Der unbekannte Meister Imervard, der das nach ihm benannte Kreuz wahrscheinlich um 1150 geschaffen hat, hat sein Werk auf den Enden des Gürtels Christi mit der Inschrift IMERVARD ME FECIT („Imervard hat mich geschaffen“) gekennzeichnet. Diese Kennzeichnung war dem Betrachter ursprünglich durch eine Abdeckung des Gürtels aus Goldblech verborgen. Es existiert bis heute kein weiterer Hinweis auf Namen und Wirkungskreis dieses Meisters der romanischen bildenden Kunst.
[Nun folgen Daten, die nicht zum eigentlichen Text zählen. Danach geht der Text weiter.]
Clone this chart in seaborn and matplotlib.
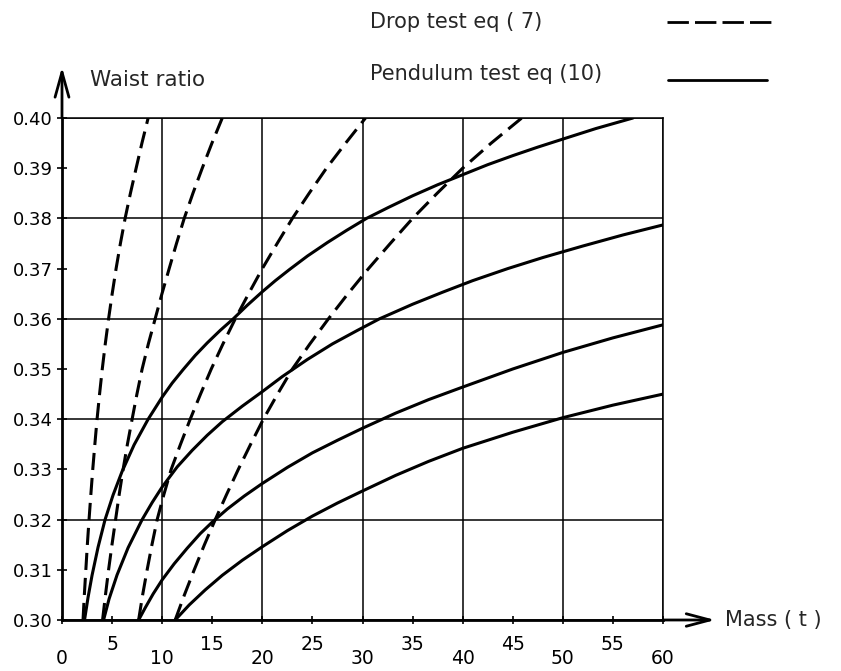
import matplotlib
matplotlib.use("Agg")
import matplotlib.pyplot as plt
from matplotlib.lines import Line2D
import pandas as pd
import seaborn as sns

# ---- data ----
ratio_levels = [0.300, 0.305, 0.310, 0.315, 0.320, 0.325, 0.330, 0.335, 0.340, 0.345, 0.350,
                0.355, 0.360, 0.365, 0.370, 0.375, 0.380, 0.385, 0.390, 0.395, 0.400]

# Drop test eq (7): mass (t) at which each dashed curve reaches the ratio levels
drop_mass_a = [2.10, 2.23, 2.38, 2.53, 2.70, 2.88, 3.07, 3.28, 3.50, 3.75, 4.02,
               4.32, 4.65, 5.01, 5.40, 5.83, 6.30, 6.83, 7.40, 7.98, 8.60]
drop_mass_b = [4.05, 4.34, 4.65, 4.99, 5.35, 5.71, 6.10, 6.53, 7.00, 7.48, 8.00,
               8.62, 9.30, 9.98, 10.70, 11.43, 12.20, 13.07, 14.00, 14.97, 16.00]
drop_mass_c = [7.65, 8.05, 8.50, 8.98, 9.50, 10.17, 10.90, 11.83, 12.80, 13.83, 14.90,
               16.07, 17.30, 18.63, 20.00, 21.48, 23.00, 24.67, 26.40, 28.32, 30.30]
drop_mass_d = [11.30, 12.22, 13.20, 14.22, 15.30, 16.43, 17.60, 18.83, 20.10, 21.52, 23.00,
               24.75, 26.60, 28.55, 30.60, 32.77, 35.00, 37.45, 40.00, 42.85, 45.90]

# Pendulum test eq (10): solid curves (mass, ratio)
pend_mass_a = [2.25, 2.6, 3.0, 3.6, 4.3, 5.1, 6.0, 7.2, 8.6, 10.0, 11.0, 12.1, 13.3, 14.5,
               15.8, 17.1, 18.5, 20.0, 21.3, 22.7, 24.5, 26.5, 28.4, 30.4, 32.6, 35.0,
               37.5, 40.0, 42.5, 45.0, 47.5, 50.0, 53.3, 57.0]
pend_ratio_a = [0.3000, 0.3045, 0.3089, 0.3145, 0.3200, 0.3249, 0.3296, 0.3349, 0.3400, 0.3444,
                0.3472, 0.3499, 0.3527, 0.3552, 0.3577, 0.3600, 0.3627, 0.3654, 0.3676, 0.3698,
                0.3725, 0.3752, 0.3776, 0.3800, 0.3822, 0.3845, 0.3867, 0.3887, 0.3907, 0.3925,
                0.3942, 0.3958, 0.3979, 0.4000]
pend_mass_b = [4.15, 4.7, 5.5, 6.6, 8.0, 9.0, 10.0, 11.5, 13.0, 14.5, 16.0, 18.0, 20.0,
               22.0, 24.5, 27.0, 29.5, 31.7, 35.0, 38.0, 41.0, 44.5, 48.0, 52.0, 56.0, 60.0]
pend_ratio_b = [0.3000, 0.3042, 0.3090, 0.3144, 0.3200, 0.3234, 0.3265, 0.3305, 0.3338, 0.3368,
                0.3395, 0.3426, 0.3455, 0.3485, 0.3519, 0.3550, 0.3577, 0.3600, 0.3629, 0.3653,
                0.3676, 0.3700, 0.3722, 0.3745, 0.3767, 0.3787]
pend_mass_c = [7.65, 8.3, 9.1, 10.0, 11.2, 12.5, 13.8, 15.0, 16.5, 18.2, 20.0, 22.5, 25.0,
               27.5, 30.0, 33.3, 36.6, 40.0, 45.0, 50.0, 55.0, 60.0]
pend_ratio_c = [0.3000, 0.3024, 0.3052, 0.3080, 0.3112, 0.3143, 0.3172, 0.3195, 0.3221, 0.3247,
                0.3272, 0.3304, 0.3333, 0.3358, 0.3382, 0.3412, 0.3439, 0.3464, 0.3500, 0.3533,
                0.3562, 0.3588]
pend_mass_d = [11.3, 12.7, 14.3, 16.0, 18.0, 20.0, 22.5, 25.0, 27.5, 30.0, 33.3, 36.6,
               40.0, 45.0, 50.0, 55.0, 60.0]
pend_ratio_d = [0.3000, 0.3030, 0.3060, 0.3089, 0.3119, 0.3146, 0.3178, 0.3207, 0.3233, 0.3257,
                0.3288, 0.3316, 0.3342, 0.3374, 0.3403, 0.3428, 0.3450]

drop_label = "Drop test eq ( 7)"
pend_label = "Pendulum test eq (10)"

x_major = [0, 10, 20, 30, 40, 50, 60]
x_major_labels = ["0", "10", "20", "30", "40", "50", "60"]
x_minor = [5, 15, 25, 35, 45, 55]
x_minor_labels = ["5", "15", "25", "35", "45", "55"]
y_major = [0.30, 0.32, 0.34, 0.36, 0.38, 0.40]
y_major_labels = ["0.30", "0.32", "0.34", "0.36", "0.38", "0.40"]
y_minor = [0.31, 0.33, 0.35, 0.37, 0.39]
y_minor_labels = ["0.31", "0.33", "0.35", "0.37", "0.39"]

# ---- build a long table ----
frames = []
for name, m in [("d1", drop_mass_a), ("d2", drop_mass_b), ("d3", drop_mass_c), ("d4", drop_mass_d)]:
    frames.append(pd.DataFrame({"mass": m, "ratio": ratio_levels, "curve": name, "test": drop_label}))
for name, m, r in [("p1", pend_mass_a, pend_ratio_a), ("p2", pend_mass_b, pend_ratio_b),
                   ("p3", pend_mass_c, pend_ratio_c), ("p4", pend_mass_d, pend_ratio_d)]:
    frames.append(pd.DataFrame({"mass": m, "ratio": r, "curve": name, "test": pend_label}))
df = pd.concat(frames, ignore_index=True)

# ---- draw ----
sns.set_style("ticks")
plt.rcParams["font.family"] = ["DejaVu Sans"]

fig = plt.figure(figsize=(8.41, 6.71), dpi=100)
ax = fig.add_axes([62 / 841, 51 / 671, 601 / 841, 502 / 671])

sns.lineplot(data=df, x="mass", y="ratio", units="curve", style="test",
             estimator=None, sort=False, color="black", linewidth=2.2,
             dashes={drop_label: (5.6, 2.6), pend_label: ""},
             legend=False, ax=ax, zorder=3)
for ln in ax.get_lines():
    ln.set_solid_joinstyle("round")
    ln.set_dash_joinstyle("round")

ax.set_xlim(0, 60)
ax.set_ylim(0.30, 0.40)
ax.set_xlabel("")
ax.set_ylabel("")

ax.set_xticks(x_major, labels=x_major_labels)
ax.set_xticks(x_minor, labels=x_minor_labels, minor=True)
ax.set_yticks(y_major, labels=y_major_labels)
ax.set_yticks(y_minor, labels=y_minor_labels, minor=True)

ax.grid(which="major", color="black", linewidth=1.1)
ax.grid(which="minor", visible=False)
ax.set_axisbelow(True)

ax.tick_params(axis="x", which="major", direction="inout", length=6, width=1.2,
               pad=17.9, labelsize=13.5, bottom=True, colors="black")
ax.tick_params(axis="x", which="minor", direction="inout", length=6, width=1.2,
               pad=7.8, labelsize=13.5, bottom=True, colors="black")
ax.tick_params(axis="y", which="both", direction="inout", length=7, width=1.2,
               pad=3.0, labelsize=13, left=True, colors="black")

for side in ["left", "bottom"]:
    ax.spines[side].set_linewidth(2.0)
    ax.spines[side].set_color("black")
for side in ["top", "right"]:
    ax.spines[side].set_visible(True)
    ax.spines[side].set_linewidth(1.1)
    ax.spines[side].set_color("black")

# axis arrows
ax.annotate("", xy=(1.087, 0), xytext=(1.0, 0), xycoords="axes fraction",
            textcoords="axes fraction", annotation_clip=False,
            arrowprops=dict(arrowstyle="->,head_length=1.7,head_width=0.45",
                            lw=2.0, color="black", shrinkA=0, shrinkB=0,
                            mutation_scale=10))
ax.annotate("", xy=(0, 1.1016), xytext=(0, 1.0), xycoords="axes fraction",
            textcoords="axes fraction", annotation_clip=False,
            arrowprops=dict(arrowstyle="->,head_length=1.8,head_width=0.5",
                            lw=2.0, color="black", shrinkA=0, shrinkB=0,
                            mutation_scale=10))

ax.text(1.103, 0.0, "Mass ( t )", transform=ax.transAxes, ha="left",
        va="center", fontsize=15)
ax.text(0.0466, 1.0757, "Waist ratio", transform=ax.transAxes, ha="left",
        va="center", fontsize=15.5)

# legend (text followed by line sample)
fig.text(370 / 841, 1 - 22 / 671, drop_label, ha="left", va="center", fontsize=15)
fig.text(370 / 841, 1 - 74 / 671, pend_label, ha="left", va="center", fontsize=15)
fig.add_artist(Line2D([667 / 841, 772 / 841], [1 - 22 / 671, 1 - 22 / 671],
                      transform=fig.transFigure, color="black", lw=2.0,
                      linestyle=(0, (7.7, 2.2))))
fig.add_artist(Line2D([668 / 841, 767 / 841], [1 - 80 / 671, 1 - 80 / 671],
                      transform=fig.transFigure, color="black", lw=2.0))

fig.savefig("out.png", dpi=100)
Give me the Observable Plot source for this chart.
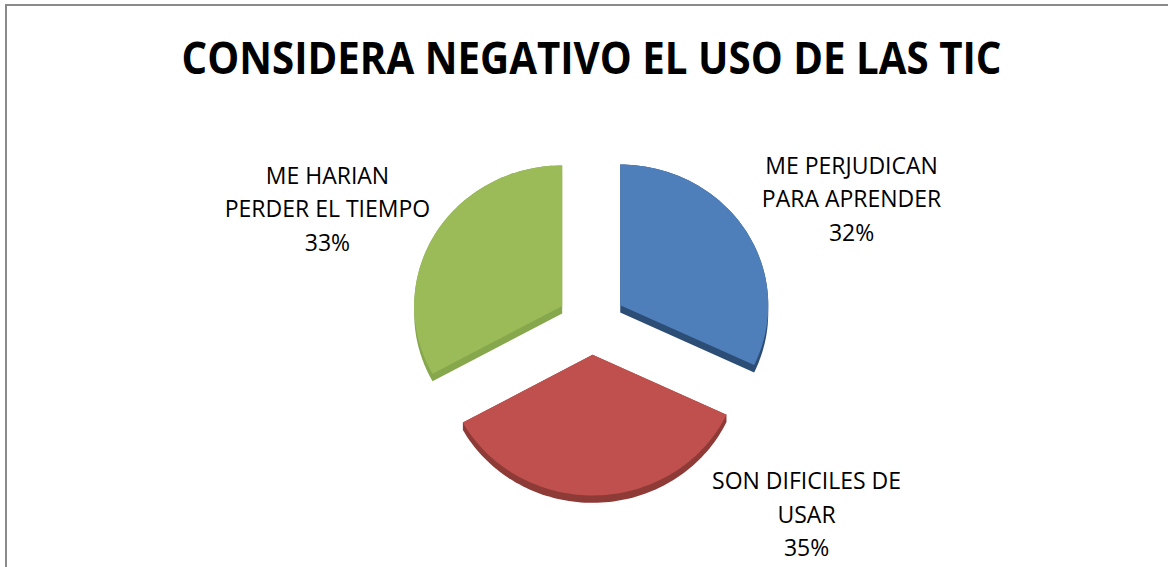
<!DOCTYPE html>
<html><head><meta charset="utf-8">
<script src="https://cdn.jsdelivr.net/npm/d3@7"></script>
<script src="https://cdn.jsdelivr.net/npm/@observablehq/plot@0.6"></script>
<style>
body{margin:0;background:#fff;}
#wrap{position:relative;width:1168px;height:567px;overflow:hidden;background:#fff;}
#border{position:absolute;left:5px;top:4px;width:1200px;height:600px;border-top:2px solid #8a8a8a;border-left:2px solid #8a8a8a;}
#chart{position:absolute;left:0;top:0;}
</style></head><body>
<div id="wrap"><div id="border"></div><div id="chart"></div></div>
<script>
const title = "CONSIDERA NEGATIVO EL USO DE LAS TIC";
const categories = ["ME PERJUDICAN\nPARA APRENDER", "SON DIFICILES DE\nUSAR", "ME HARIAN\nPERDER EL TIEMPO"];
const values = [32, 35, 33];
const topColors = ["#4e7fba", "#bf504d", "#9bbb59"];
const sideColors = ["#2c4d75", "#8e3b38", "#87a74c"];
// label anchor offsets from pie centre, in pie radii
const labelDX = [1.757, 1.453, -1.784];
const labelDY = [-0.851, 1.281, -0.784];

const W = 1168, H = 567;
const cx = 591, cy = 322, R = 148;
const tilt = 0.95, explode = 0.23, depth = 0.05;

const total = d3.sum(values);
const arcs = d3.pie().sort(null).startAngle(0).endAngle(2 * Math.PI)(values);

const tops = [], sides = [];
arcs.forEach((s, i) => {
  const m = (s.startAngle + s.endAngle) / 2;
  const ox = explode * Math.sin(m), oy = -explode * Math.cos(m) * tilt;
  const pts = [[ox, oy]];
  const n = 80;
  for (let k = 0; k <= n; k++) {
    const a = s.startAngle + (s.endAngle - s.startAngle) * k / n;
    pts.push([ox + Math.sin(a), oy - Math.cos(a) * tilt]);
  }
  const hull = d3.polygonHull(pts.concat(pts.map(([x, y]) => [x, y + depth])));
  tops.push(pts.concat([pts[0]]).map(([x, y]) => ({x, y, i})));
  sides.push(hull.concat([hull[0]]).map(([x, y]) => ({x, y, i})));
});

const labels = values.map((v, i) => ({
  x: labelDX[i], y: labelDY[i],
  text: categories[i] + "\n" + Math.round(v / total * 100) + "%"
}));

const marks = [];
[2, 0, 1].forEach(i => {
  marks.push(Plot.line(sides[i], {x: "x", y: "y", fill: sideColors[i], stroke: "none", curve: "linear-closed"}));
  marks.push(Plot.line(tops[i], {x: "x", y: "y", fill: topColors[i], stroke: "none", curve: "linear-closed"}));
});
marks.push(Plot.text(labels, {x: "x", y: "y", text: "text", lineAnchor: "middle", lineHeight: 1.46,
  fontSize: 23, fill: "#000", fontFamily: "Open Sans"}));
marks.push(Plot.text([title], {x: () => 0, frameAnchor: "top", dy: 59, lineAnchor: "middle", text: d => d,
  fontSize: 45, fontWeight: "bold", fill: "#000", fontFamily: "Open Sans", className: "ttl"}));

const plot = Plot.plot({
  width: W, height: H, margin: 0,
  style: {background: "transparent", fontFamily: "Open Sans"},
  x: {domain: [-cx / R, (W - cx) / R], range: [0, W], axis: null},
  y: {domain: [-cy / R, (H - cy) / R], range: [0, H], axis: null},
  marks
});
document.getElementById("chart").appendChild(plot);
plot.querySelectorAll(".ttl text").forEach(t => {
  t.setAttribute("textLength", 820);
  t.setAttribute("lengthAdjust", "spacingAndGlyphs");
});
</script>
</body></html>
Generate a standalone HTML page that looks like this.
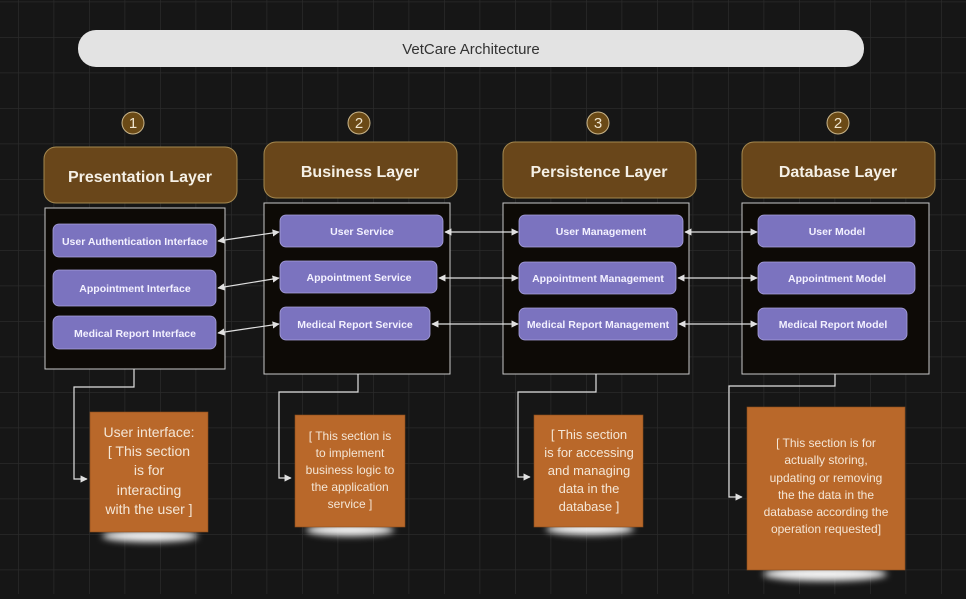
<!DOCTYPE html>
<html><head><meta charset="utf-8"><style>
html,body{margin:0;padding:0;background:#161616;}
body{width:966px;height:594px;overflow:hidden;font-family:"Liberation Sans",sans-serif;}
</style></head><body>
<svg width="966" height="594" xmlns="http://www.w3.org/2000/svg" font-family="Liberation Sans, DejaVu Sans, sans-serif">
<defs>
<pattern id="g" x="18" y="1.5" width="35.5" height="35.5" patternUnits="userSpaceOnUse">
<path d="M0 0H35.5M0 0V35.5" stroke="#2a2a2a" stroke-width="1.5" fill="none"/>
</pattern>
<marker id="a" viewBox="0 0 10 10" refX="9" refY="5" markerWidth="6" markerHeight="6" orient="auto-start-reverse"><path d="M0 0L10 5L0 10z" fill="#e0e0e0"/></marker>
<filter id="b" x="-20%" y="-100%" width="140%" height="300%"><feGaussianBlur stdDeviation="3.5"/></filter>
</defs>
<rect width="966" height="594" fill="url(#g)"/>
<rect x="78" y="30" width="786" height="37" rx="18" fill="#e3e3e3"/>
<text x="471" y="54" text-anchor="middle" font-size="15" fill="#333">VetCare Architecture</text>
<g fill="#6b4a16" stroke="#c9b58a" stroke-width="1">
<circle cx="133" cy="123" r="11"/><circle cx="359" cy="123" r="11"/><circle cx="598" cy="123" r="11"/><circle cx="838" cy="123" r="11"/></g>
<g fill="#f0e6d0" font-size="15" text-anchor="middle"><text x="133" y="128">1</text><text x="359" y="128">2</text><text x="598" y="128">3</text><text x="838" y="128">2</text></g>
<g fill="#69461a" stroke="#a4884f" stroke-width="1">
<rect x="44" y="147" width="193" height="56" rx="12"/><rect x="264" y="142" width="193" height="56" rx="12"/><rect x="503" y="142" width="193" height="56" rx="12"/><rect x="742" y="142" width="193" height="56" rx="12"/></g>
<g fill="#f5f0e6" font-size="16" font-weight="bold" text-anchor="middle">
<text x="140" y="182">Presentation Layer</text><text x="360" y="177">Business Layer</text><text x="599" y="177">Persistence Layer</text><text x="838" y="177">Database Layer</text></g>
<g fill="#0d0a06" stroke="#c8c8c8" stroke-width="1">
<rect x="45" y="208" width="180" height="161"/><rect x="264" y="203" width="186" height="171"/><rect x="503" y="203" width="186" height="171"/><rect x="742" y="203" width="187" height="171"/></g>
<g fill="#7b73bf" stroke="#a9a3dc" stroke-width="0.8">
<rect x="53" y="224" width="163" height="33" rx="6"/><rect x="53" y="270" width="163" height="36" rx="6"/><rect x="53" y="316" width="163" height="33" rx="6"/>
<rect x="280" y="215" width="163" height="32" rx="6"/><rect x="280" y="261" width="157" height="32" rx="6"/><rect x="280" y="307" width="150" height="33" rx="6"/>
<rect x="519" y="215" width="164" height="32" rx="6"/><rect x="519" y="262" width="157" height="32" rx="6"/><rect x="519" y="308" width="158" height="32" rx="6"/>
<rect x="758" y="215" width="157" height="32" rx="6"/><rect x="758" y="262" width="157" height="32" rx="6"/><rect x="758" y="308" width="149" height="32" rx="6"/></g>
<g fill="#f3f1ff" font-size="10.5" font-weight="bold" text-anchor="middle">
<text x="135" y="245">User Authentication Interface</text><text x="135" y="292">Appointment Interface</text><text x="135" y="337">Medical Report Interface</text>
<text x="362" y="235">User Service</text><text x="359" y="281">Appointment Service</text><text x="355" y="328">Medical Report Service</text>
<text x="601" y="235">User Management</text><text x="598" y="282">Appointment Management</text><text x="598" y="328">Medical Report Management</text>
<text x="837" y="235">User Model</text><text x="837" y="282">Appointment Model</text><text x="833" y="328">Medical Report Model</text></g>
<g stroke="#e0e0e0" stroke-width="1.2" fill="none" marker-start="url(#a)" marker-end="url(#a)">
<line x1="218" y1="241" x2="279" y2="232"/><line x1="218" y1="288" x2="279" y2="278"/><line x1="218" y1="333" x2="279" y2="324"/>
<line x1="445" y1="232" x2="518" y2="232"/><line x1="439" y1="278" x2="518" y2="278"/><line x1="432" y1="324" x2="518" y2="324"/>
<line x1="685" y1="232" x2="757" y2="232"/><line x1="678" y1="278" x2="757" y2="278"/><line x1="679" y1="324" x2="757" y2="324"/></g>
<g stroke="#e0e0e0" stroke-width="1.2" fill="none" marker-end="url(#a)">
<path d="M134 369V387H74V479H87"/><path d="M358 374V392H279V478H291"/><path d="M596 374V392H518V477H530"/><path d="M835 374V386H729V497H742"/></g>
<g fill="#f2f2f2" filter="url(#b)">
<ellipse cx="150" cy="536" rx="48" ry="6"/><ellipse cx="350" cy="530" rx="44" ry="6"/><ellipse cx="590" cy="529" rx="44" ry="6"/><ellipse cx="825" cy="574" rx="62" ry="7"/></g>
<g fill="#b9682a" stroke="#8a4c1c" stroke-width="0.6">
<rect x="90" y="412" width="118" height="120"/><rect x="295" y="415" width="110" height="112"/><rect x="534" y="415" width="109" height="112"/><rect x="747" y="407" width="158" height="163"/></g>
<g fill="#f4e6d6" text-anchor="middle">
<g font-size="14"><text x="149" y="437">User interface:</text><text x="149" y="456">[ This section</text><text x="149" y="475">is for</text><text x="149" y="495">interacting</text><text x="149" y="514">with the user ]</text></g>
<g font-size="12"><text x="350" y="440">[ This section is</text><text x="350" y="457">to implement</text><text x="350" y="474">business logic to</text><text x="350" y="491">the application</text><text x="350" y="508">service ]</text></g>
<g font-size="13"><text x="589" y="439">[ This section</text><text x="589" y="457">is for accessing</text><text x="589" y="475">and managing</text><text x="589" y="493">data in the</text><text x="589" y="511">database ]</text></g>
<g font-size="12"><text x="826" y="447">[ This section is for</text><text x="826" y="464">actually storing,</text><text x="826" y="482">updating or removing</text><text x="826" y="499">the the data in the</text><text x="826" y="516">database according the</text><text x="826" y="533">operation requested]</text></g>
</g>
</svg>
</body></html>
Sein Name, der nordeuropäischen Ursprungs sein dürfte, also möglicherweise niederdeutsch, angelsächsisch oder skandinavisch, ist ansonsten nirgendwo in der Kunstgeschichte belegt. Aufgrund der gleichartigen Formensprache wäre es möglich, dass Meister Imervard auch den berühmten Braunschweiger Löwen schuf.[4]

Aufstellungsort

Aus alten Unterlagen geht hervor, dass sich das Kreuz noch Mitte des 17. Jahrhunderts in der Krypta des Domes befand. Etliche Jahrzehnte später, nämlich 1861, wurde es im Turmgewölbe „aufgefunden“ und anschließend in der Apsis des nördlichen Querarms aufgehängt.

Heute befindet es sich an dem Ort, an dem es 1956 aufgehängt wurde – der Ostwand des äußeren Nordseitenschiffes.

Sonstiges

Die Evangelisch-lutherische Landeskirche in Braunschweig verwendet das Imervard-Kreuz in ihrem Logo.

Literatur

  • August Fink: Das Imervardkreuz und das Triumphkreuz Heinrichs des Löwen für den Braunschweiger Dom. in: Braunschweigisches Magazin. 1925, S. 65–71.
  • Reiner Haussherr: Das Imervardkreuz und der Volto-Santo-Typ. In: Zeitschrift für Kunstwissenschaft. 16, 1962, S. 129–180.
  • Jochen Luckhardt, Franz Niehoff (Hrsg.): Heinrich der Löwe und seine Zeit. Herrschaft und Repräsentation der Welfen 1125–1235. Ausstellungskatalog, 3 Bände, München 1995.
  • Eugen Lüthgen: Romanische Plastik in Deutschland. Bonn 1923, S. 158–160.
  • Cord Meckseper (Hrsg.): Stadt im Wandel. Kunst und Kultur des Bürgertums in Norddeutschland 1150–1650. Ausstellungskatalog, 4 Bände, Stuttgart 1985.
  • Adolf Quast: Der Sankt-Blasius-Dom zu Braunschweig: seine Geschichte u. seine Kunstwerke. Braunschweig 1973, S. 36–38.
  • Harmen Thies: Der Dom Heinrichs des Löwen in Braunschweig: Bau und Kunstwerke. Braunschweig 1994, S. 54–56.
Commons: Imervard-Kreuz (Braunschweig) – Sammlung von Bildern, Videos und Audiodateien

Einzelnachweise

  1. Reiner Haussherr: Das Imervardkreuz und der Volto-Santo-Typ. in: Zeitschrift für Kunstwissenschaft. 16, 1962, S. 129.
  2. Fink 1949: Wie mir der Restaurator des Imervard-Kreuzes, Herr Herzig in Braunschweig liebenswürdigerweise mitteilte, hat er bei der Restauration goldene Nägel, die auf eine Vergoldung der betreffenden Stellen schließen lassen, nur im Gürtel gefunden.
  3. A. Quast: Der Sankt-Blasius-Dom zu Braunschweig: seine Geschichte u. seine Kunstwerke. Braunschweig 1973, S. 38.
  4. Adolf Quast: Der Sankt-Blasius-Dom zu Braunschweig: seine Geschichte und seine Kunstwerke. Braunschweig 1973, S. 36.
  5. Eugen Lüthgen: Romanische Plastik in Deutschland. Bonn 1923, S. 160.